*JOB*
The line containing "1.7e5, 2e6, 2e7];" marks the end: extract everything from the first line of the data through that line, exactly, with no pictures.

*DATA LINES*
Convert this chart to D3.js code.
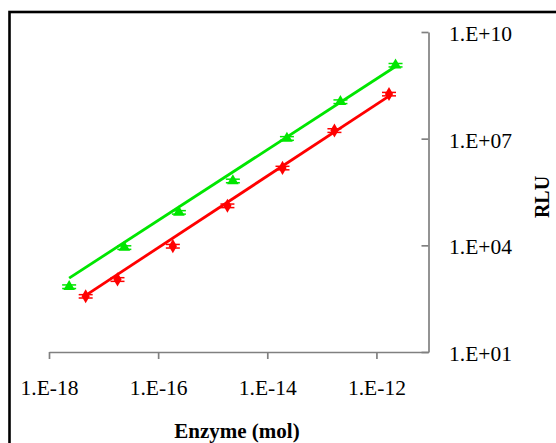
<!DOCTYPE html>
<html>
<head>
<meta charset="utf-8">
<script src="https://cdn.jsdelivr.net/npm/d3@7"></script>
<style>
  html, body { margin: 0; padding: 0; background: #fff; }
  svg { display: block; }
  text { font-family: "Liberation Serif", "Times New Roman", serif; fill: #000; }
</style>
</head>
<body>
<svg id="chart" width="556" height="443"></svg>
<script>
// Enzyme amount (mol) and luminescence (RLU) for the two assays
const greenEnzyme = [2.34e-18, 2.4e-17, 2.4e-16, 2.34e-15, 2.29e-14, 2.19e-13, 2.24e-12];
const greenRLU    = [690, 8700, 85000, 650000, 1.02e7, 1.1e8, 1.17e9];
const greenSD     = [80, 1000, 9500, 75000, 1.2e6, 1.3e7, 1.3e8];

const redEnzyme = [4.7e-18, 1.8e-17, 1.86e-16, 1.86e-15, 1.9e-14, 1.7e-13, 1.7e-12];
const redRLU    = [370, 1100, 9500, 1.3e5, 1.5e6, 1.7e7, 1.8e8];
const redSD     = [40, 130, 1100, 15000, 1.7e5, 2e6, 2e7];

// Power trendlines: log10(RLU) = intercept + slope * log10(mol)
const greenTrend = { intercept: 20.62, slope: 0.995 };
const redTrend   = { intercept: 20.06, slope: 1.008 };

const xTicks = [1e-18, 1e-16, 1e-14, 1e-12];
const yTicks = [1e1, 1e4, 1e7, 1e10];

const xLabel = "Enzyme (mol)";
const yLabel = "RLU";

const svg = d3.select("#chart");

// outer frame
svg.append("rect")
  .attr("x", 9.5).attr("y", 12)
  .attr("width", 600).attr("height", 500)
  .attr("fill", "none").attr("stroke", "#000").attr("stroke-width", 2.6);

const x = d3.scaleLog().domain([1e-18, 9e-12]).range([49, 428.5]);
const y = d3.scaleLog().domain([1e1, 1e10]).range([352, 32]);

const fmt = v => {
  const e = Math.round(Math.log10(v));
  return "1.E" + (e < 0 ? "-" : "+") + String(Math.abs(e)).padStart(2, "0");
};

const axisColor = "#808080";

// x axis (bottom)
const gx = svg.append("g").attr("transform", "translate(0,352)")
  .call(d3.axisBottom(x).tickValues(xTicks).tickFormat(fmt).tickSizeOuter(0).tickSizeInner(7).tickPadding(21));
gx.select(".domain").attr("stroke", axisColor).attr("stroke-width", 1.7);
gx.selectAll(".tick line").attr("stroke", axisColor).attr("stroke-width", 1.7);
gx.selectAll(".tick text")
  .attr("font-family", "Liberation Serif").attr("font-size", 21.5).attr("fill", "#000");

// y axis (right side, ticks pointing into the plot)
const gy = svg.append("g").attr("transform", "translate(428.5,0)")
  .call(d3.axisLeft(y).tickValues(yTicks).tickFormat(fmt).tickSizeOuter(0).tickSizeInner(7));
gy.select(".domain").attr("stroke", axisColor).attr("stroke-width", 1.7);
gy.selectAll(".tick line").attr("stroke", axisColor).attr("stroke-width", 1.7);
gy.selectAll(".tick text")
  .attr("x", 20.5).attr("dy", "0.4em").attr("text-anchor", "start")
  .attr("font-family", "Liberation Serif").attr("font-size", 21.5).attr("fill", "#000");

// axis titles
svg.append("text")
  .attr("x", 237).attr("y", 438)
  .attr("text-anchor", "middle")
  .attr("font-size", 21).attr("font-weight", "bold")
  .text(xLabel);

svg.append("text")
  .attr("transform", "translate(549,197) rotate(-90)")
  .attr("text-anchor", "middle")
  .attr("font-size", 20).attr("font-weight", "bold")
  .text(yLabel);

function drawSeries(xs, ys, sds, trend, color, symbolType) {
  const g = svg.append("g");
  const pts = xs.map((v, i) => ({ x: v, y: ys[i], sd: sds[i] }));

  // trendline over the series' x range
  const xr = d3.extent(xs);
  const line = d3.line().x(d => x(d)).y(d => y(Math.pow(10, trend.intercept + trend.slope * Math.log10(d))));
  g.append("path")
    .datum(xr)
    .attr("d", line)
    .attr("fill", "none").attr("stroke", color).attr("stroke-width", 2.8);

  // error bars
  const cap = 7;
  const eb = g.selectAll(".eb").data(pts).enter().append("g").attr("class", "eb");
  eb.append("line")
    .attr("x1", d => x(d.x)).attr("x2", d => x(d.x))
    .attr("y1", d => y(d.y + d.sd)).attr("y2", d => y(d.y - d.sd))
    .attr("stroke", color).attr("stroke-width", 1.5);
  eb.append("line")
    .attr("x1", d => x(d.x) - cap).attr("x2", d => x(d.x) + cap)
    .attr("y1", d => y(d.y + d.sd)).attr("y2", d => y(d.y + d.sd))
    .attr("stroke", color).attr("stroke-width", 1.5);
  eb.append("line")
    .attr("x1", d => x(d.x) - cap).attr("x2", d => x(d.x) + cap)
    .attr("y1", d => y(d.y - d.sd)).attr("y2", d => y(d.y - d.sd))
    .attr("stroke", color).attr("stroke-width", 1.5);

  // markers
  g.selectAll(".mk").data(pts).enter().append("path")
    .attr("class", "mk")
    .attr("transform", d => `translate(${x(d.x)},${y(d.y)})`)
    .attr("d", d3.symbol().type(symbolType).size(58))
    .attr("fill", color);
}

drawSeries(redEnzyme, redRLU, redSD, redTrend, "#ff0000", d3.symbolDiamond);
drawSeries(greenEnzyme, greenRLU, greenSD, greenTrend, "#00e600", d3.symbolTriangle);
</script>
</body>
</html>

*RESPONSE*
Convert this chart to D3.js code.
<!DOCTYPE html>
<html>
<head>
<meta charset="utf-8">
<script src="https://cdn.jsdelivr.net/npm/d3@7"></script>
<style>
  html, body { margin: 0; padding: 0; background: #fff; }
  svg { display: block; }
  text { font-family: "Liberation Serif", "Times New Roman", serif; fill: #000; }
</style>
</head>
<body>
<svg id="chart" width="556" height="443"></svg>
<script>
// Enzyme amount (mol) and luminescence (RLU) for the two assays
const greenEnzyme = [2.34e-18, 2.4e-17, 2.4e-16, 2.34e-15, 2.29e-14, 2.19e-13, 2.24e-12];
const greenRLU    = [690, 8700, 85000, 650000, 1.02e7, 1.1e8, 1.17e9];
const greenSD     = [80, 1000, 9500, 75000, 1.2e6, 1.3e7, 1.3e8];

const redEnzyme = [4.7e-18, 1.8e-17, 1.86e-16, 1.86e-15, 1.9e-14, 1.7e-13, 1.7e-12];
const redRLU    = [370, 1100, 9500, 1.3e5, 1.5e6, 1.7e7, 1.8e8];
const redSD     = [40, 130, 1100, 15000, 1.7e5, 2e6, 2e7];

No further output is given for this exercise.